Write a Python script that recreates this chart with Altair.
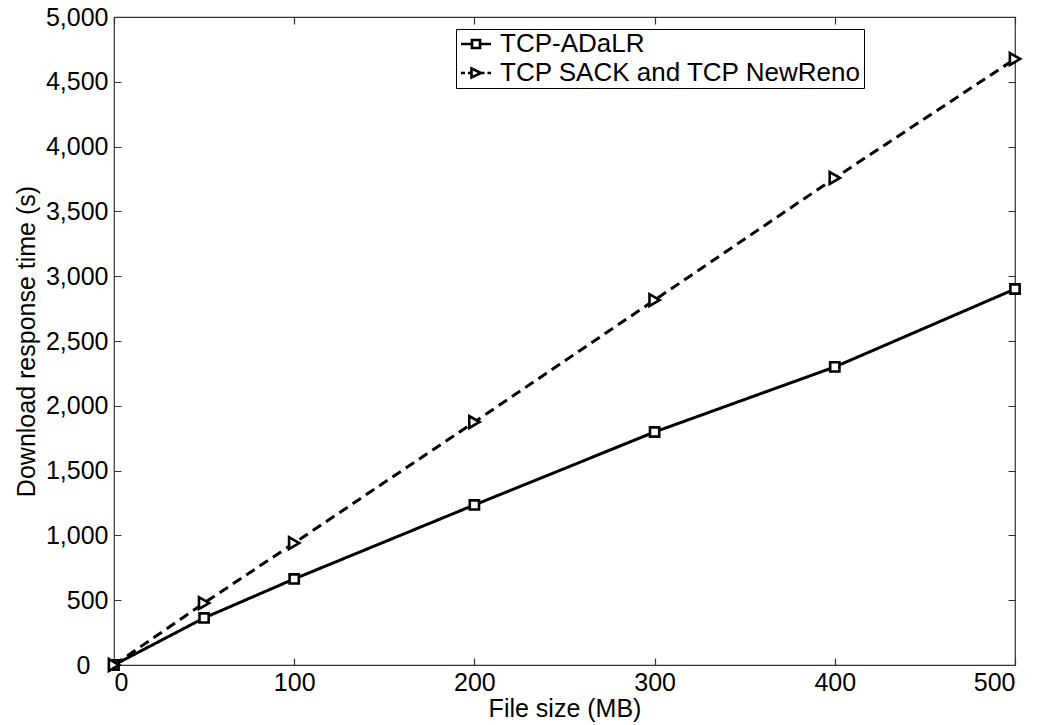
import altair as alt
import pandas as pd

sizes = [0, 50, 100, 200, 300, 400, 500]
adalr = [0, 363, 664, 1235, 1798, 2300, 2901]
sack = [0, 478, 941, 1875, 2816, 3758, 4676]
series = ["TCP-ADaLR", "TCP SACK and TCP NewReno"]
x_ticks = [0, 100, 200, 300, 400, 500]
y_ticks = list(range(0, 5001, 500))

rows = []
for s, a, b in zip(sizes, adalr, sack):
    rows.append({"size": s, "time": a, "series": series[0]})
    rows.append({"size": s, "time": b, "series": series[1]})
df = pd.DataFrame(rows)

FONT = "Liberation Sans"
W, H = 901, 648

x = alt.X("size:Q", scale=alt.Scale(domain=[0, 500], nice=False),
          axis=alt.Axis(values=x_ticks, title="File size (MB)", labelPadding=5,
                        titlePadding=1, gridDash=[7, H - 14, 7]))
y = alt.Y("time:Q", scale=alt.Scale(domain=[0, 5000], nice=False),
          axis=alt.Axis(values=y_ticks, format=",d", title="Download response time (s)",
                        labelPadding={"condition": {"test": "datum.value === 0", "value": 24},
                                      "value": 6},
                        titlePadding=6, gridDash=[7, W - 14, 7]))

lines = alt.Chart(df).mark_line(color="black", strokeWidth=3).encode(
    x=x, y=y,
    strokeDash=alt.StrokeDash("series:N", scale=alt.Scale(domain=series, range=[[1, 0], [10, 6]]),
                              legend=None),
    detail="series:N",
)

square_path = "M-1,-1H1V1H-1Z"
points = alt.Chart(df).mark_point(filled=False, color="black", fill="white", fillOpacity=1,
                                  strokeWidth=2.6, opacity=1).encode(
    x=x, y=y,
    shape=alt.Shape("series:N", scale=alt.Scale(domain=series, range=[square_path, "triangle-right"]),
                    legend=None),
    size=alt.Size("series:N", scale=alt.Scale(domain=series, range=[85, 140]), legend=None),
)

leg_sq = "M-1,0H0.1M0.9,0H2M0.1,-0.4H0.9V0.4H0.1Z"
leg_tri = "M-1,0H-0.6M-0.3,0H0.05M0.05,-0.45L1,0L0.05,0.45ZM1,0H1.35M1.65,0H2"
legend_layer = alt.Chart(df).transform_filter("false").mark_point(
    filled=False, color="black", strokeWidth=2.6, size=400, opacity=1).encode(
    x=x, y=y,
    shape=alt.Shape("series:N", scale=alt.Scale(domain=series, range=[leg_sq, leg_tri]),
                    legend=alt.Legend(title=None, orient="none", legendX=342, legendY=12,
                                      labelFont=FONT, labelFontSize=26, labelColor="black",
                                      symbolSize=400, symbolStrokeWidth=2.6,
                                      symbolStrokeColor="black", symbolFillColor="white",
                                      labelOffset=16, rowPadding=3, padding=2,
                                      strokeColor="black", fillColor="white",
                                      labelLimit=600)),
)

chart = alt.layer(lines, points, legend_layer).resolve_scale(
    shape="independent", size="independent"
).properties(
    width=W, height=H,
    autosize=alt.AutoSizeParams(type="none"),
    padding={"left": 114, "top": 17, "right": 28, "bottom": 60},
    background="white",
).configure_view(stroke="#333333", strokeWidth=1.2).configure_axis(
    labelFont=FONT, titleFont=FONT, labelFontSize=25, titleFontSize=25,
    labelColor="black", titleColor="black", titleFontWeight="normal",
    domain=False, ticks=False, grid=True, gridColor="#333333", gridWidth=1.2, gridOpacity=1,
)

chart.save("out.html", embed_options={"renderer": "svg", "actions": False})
______
WHAT YOU ARE ASKED TO DO - Make an exact copy of the lines from the top of the material through the line with "import pandas as pd", pictures excluded.

THE COMPLETED TASK -
Write a Python script that recreates this chart with Altair.
import altair as alt
import pandas as pd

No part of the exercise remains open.